The military accelerated the decay at dizzying speed. The Buhari and Babangida administrations were particularly culpable. Babangida’s introduction of the Structural Adjustment Program (SAP) and the devaluation of the naira—meant to pave the way for IMF loans—turned out to be a poisoned chalice. Money was borrowed and quickly embezzled.
Then came mass retrenchments across the civil service. For many, that was the beginning of economic ruin—one that still affects their children and grandchildren today. Government contractors were owed for years; many had their properties foreclosed and auctioned by banks. Public infrastructure crumbled. Those who lived through the 1980s became a bridging generation—trapped between a once-hopeful past and a rapidly darkening future.
The return to democracy in 1999 brought renewed hope. It was a chance to rebuild what had been lost. Nigeria’s mood was once again upbeat, reminiscent of the 1960s.
From 1999 to 2015, there was the appearance of reform. Pseudo-reforms, perhaps, but reforms nonetheless. The Obasanjo administration pushed for privatization and banking sector restructuring. Telecommunications exploded—mobile phones became ubiquitous. Pension reform came. EFCC was created. Infrastructure projects were started. Agriculture received new attention under programs like ATA. There was hope again.
But the reforms were largely cosmetic.
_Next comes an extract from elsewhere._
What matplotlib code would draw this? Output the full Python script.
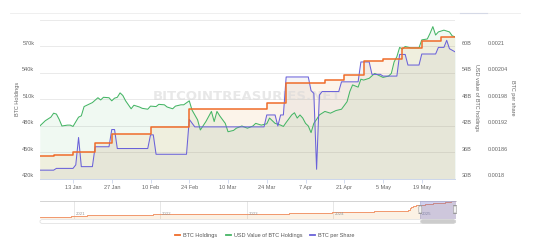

They did not address the deep-rooted rot of corruption and prebendal politics. The political class, emboldened by oil wealth, continued to loot with impunity. Budgets were padded, contracts inflated, and public funds laundered abroad while poverty deepened at home.
By 2015, the signs were unmistakable: Nigeria was in deep economic waters. Having squandered the opportunities of the Gulf War oil windfall, the return to democracy, and the potential for systemic reforms, the country had finally hit its nadir. Foreign reserves had been depleted. Foreign debts had surged. The political class remained entrenched and unrepentant.
The twin hydra of subsidy and foreign exchange mismanagement had done irreparable damage. The fuel subsidy, originally meant as a temporary relief measure during the 1970s oil crisis, had become a permanent cash cow—hijacked by greedy politicians and rapacious businessmen.
By 2012, it was already obvious: Nigeria was spending money it neither saved nor earned to subsidize fuel for a class of citizens whose purchasing power had been eroded by a sterile economy. Fuel subsidies, meant for the poor, only benefited the rich.
Then came the 2014 oil price crash and the 2016 economic recession. The fire was already raging; now it had gasoline. Nigeria’s economy plunged into deficit. The private sector all but collapsed. Hundreds of companies—local and foreign—folded due to the high cost of doing business. Unemployment among the youth shot through the roof.
Between 2015 and 2025, the naira depreciated precipitously from ₦199/$1 to over ₦1,500/$1. The standard of living plummeted—even for the rich and privileged. Business owners, once seen as secure, now struggled to pay workers or import goods. The middle class, already fragile, was being eviscerated before our eyes.
Today, the Nigerian middle class is a ghost—barely surviving, mostly vanished.
Those who haven’t “japa’d” are simply coping. Many are living off loans. Civil servants are broke. Private school fees have become nightmares. Once-prosperous professionals—doctors, lawyers, engineers—now count pennies at fuel stations.
The tragedy is not just economic. It is existential. A country that kills off its middle class kills off its future.
The Nigerian middle class didn’t just vanish. It was strangled—choked slowly and methodically by decades of failed leadership, brazen corruption, and unforgivable waste.
We have become a nation of survivors, not citizens. A land of hustle, not structure. The dreamers have either fled or given up.
And those who remain?
They are not living. They are enduring.